Recorded information:
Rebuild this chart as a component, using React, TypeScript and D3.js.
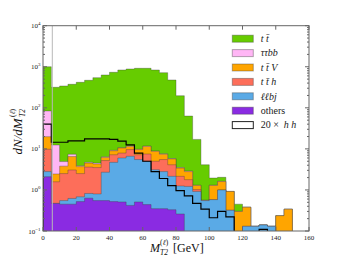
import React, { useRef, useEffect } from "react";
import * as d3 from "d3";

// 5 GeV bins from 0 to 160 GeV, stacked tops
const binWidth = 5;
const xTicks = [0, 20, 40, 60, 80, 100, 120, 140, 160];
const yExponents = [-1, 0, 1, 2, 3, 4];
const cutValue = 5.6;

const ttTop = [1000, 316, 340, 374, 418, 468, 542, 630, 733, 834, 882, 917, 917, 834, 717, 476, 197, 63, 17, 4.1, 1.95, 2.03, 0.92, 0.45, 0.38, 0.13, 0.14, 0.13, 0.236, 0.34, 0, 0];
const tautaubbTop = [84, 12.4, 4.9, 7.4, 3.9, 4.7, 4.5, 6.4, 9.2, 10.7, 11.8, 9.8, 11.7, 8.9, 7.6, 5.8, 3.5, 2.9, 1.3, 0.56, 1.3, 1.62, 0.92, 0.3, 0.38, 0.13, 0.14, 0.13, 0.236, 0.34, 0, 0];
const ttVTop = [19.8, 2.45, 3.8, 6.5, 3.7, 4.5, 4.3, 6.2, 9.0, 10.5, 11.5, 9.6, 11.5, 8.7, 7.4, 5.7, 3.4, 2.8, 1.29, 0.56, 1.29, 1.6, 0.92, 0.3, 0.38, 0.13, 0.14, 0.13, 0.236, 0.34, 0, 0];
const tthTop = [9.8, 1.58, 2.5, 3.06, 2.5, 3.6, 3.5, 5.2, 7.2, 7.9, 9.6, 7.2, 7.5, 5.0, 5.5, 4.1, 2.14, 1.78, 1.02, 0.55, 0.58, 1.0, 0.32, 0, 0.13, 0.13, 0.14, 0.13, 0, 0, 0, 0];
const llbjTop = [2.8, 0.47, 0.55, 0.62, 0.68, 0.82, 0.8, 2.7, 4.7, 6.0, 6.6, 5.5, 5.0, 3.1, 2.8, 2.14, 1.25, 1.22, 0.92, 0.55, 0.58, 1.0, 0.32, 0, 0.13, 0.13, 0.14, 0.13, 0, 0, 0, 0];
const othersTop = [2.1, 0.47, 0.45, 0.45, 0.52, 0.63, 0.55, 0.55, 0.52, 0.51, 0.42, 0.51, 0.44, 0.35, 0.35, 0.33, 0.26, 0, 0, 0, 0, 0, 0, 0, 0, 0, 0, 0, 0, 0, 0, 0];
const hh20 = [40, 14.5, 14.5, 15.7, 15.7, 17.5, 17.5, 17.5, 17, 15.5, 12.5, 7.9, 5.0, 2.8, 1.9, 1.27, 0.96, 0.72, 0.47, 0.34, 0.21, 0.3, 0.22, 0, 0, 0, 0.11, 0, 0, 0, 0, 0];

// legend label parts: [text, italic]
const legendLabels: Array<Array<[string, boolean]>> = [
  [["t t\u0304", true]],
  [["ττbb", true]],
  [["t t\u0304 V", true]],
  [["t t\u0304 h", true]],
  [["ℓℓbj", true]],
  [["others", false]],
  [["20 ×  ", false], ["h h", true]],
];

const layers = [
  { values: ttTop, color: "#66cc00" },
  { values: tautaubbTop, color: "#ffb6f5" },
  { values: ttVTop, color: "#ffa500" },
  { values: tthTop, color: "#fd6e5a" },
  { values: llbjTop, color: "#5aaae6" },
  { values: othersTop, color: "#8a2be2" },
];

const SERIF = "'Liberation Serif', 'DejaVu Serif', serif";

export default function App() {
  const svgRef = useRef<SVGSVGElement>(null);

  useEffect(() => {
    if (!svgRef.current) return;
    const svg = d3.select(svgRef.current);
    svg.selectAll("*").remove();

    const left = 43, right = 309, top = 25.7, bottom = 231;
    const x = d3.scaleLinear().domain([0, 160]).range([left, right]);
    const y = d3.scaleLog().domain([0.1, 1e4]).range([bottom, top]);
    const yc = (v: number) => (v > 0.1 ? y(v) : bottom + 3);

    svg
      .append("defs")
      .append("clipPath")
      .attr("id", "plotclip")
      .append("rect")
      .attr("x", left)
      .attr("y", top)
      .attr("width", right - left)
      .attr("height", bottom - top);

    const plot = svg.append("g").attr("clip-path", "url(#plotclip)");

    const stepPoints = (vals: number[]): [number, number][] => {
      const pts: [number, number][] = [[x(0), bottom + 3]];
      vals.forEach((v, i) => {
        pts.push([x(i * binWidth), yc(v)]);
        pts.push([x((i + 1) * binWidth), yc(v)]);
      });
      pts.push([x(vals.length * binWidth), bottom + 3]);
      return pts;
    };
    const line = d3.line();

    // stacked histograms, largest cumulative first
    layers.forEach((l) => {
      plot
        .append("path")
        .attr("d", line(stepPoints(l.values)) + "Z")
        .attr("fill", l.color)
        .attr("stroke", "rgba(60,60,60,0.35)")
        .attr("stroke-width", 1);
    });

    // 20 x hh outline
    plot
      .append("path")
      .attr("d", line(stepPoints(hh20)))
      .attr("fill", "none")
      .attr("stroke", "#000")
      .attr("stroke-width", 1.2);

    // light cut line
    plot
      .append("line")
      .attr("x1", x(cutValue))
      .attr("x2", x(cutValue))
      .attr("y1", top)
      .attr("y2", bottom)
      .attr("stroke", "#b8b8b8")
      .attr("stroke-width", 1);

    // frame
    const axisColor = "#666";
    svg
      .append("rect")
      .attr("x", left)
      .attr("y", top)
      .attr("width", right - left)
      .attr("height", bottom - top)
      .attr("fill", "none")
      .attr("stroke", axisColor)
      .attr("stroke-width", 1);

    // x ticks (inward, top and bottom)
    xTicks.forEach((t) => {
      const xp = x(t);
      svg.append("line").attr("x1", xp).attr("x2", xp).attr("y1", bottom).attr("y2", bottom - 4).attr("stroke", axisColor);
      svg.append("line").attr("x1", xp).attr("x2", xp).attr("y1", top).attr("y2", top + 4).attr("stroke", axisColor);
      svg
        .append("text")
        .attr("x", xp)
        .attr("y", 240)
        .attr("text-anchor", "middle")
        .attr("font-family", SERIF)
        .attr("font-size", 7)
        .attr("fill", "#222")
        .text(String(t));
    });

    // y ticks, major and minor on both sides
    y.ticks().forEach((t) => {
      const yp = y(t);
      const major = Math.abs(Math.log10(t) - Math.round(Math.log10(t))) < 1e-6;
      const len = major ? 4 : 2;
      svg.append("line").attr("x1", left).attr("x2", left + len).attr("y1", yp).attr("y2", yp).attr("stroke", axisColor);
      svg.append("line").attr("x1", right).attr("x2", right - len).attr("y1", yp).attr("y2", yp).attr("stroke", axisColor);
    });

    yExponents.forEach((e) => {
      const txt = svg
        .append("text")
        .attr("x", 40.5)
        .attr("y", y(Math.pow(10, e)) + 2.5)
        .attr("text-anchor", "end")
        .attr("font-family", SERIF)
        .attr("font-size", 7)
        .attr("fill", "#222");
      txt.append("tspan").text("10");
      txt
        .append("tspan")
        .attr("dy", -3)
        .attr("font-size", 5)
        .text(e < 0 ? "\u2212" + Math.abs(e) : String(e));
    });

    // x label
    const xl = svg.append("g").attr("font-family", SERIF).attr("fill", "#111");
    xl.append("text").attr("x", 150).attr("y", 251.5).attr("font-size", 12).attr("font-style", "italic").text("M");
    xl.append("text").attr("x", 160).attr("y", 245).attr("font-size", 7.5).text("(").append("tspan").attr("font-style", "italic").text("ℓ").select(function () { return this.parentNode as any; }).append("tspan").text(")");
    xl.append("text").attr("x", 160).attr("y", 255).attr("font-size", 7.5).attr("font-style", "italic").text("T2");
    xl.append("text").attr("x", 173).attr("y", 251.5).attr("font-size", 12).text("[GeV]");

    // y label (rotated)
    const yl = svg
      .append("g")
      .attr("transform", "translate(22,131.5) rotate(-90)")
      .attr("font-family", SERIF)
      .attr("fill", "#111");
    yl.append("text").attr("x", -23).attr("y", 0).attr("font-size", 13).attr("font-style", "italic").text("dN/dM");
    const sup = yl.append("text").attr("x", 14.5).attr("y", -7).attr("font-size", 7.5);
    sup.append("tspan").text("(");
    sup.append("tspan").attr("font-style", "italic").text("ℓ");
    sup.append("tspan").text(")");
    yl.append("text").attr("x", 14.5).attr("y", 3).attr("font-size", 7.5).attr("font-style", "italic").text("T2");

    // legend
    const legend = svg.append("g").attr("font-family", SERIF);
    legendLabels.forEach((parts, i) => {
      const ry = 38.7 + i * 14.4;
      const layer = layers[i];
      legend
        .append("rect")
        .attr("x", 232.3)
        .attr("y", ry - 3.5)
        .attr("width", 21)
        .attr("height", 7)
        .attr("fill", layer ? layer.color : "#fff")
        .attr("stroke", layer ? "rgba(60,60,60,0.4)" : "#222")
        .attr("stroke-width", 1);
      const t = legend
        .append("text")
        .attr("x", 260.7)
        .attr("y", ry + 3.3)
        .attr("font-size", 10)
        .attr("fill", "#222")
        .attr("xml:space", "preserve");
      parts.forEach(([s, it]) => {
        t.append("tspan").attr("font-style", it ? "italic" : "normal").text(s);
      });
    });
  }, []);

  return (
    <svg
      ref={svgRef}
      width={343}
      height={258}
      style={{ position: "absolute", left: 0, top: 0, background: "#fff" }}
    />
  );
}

Task directions: Exactly as written, please give again the lines from the beginning of the listing through the line containing "const cutValue = 5.6;", inclusive, without any pictures.

Completed task:
Rebuild this chart as a component, using React, TypeScript and D3.js.
import React, { useRef, useEffect } from "react";
import * as d3 from "d3";

// 5 GeV bins from 0 to 160 GeV, stacked tops
const binWidth = 5;
const xTicks = [0, 20, 40, 60, 80, 100, 120, 140, 160];
const yExponents = [-1, 0, 1, 2, 3, 4];
const cutValue = 5.6;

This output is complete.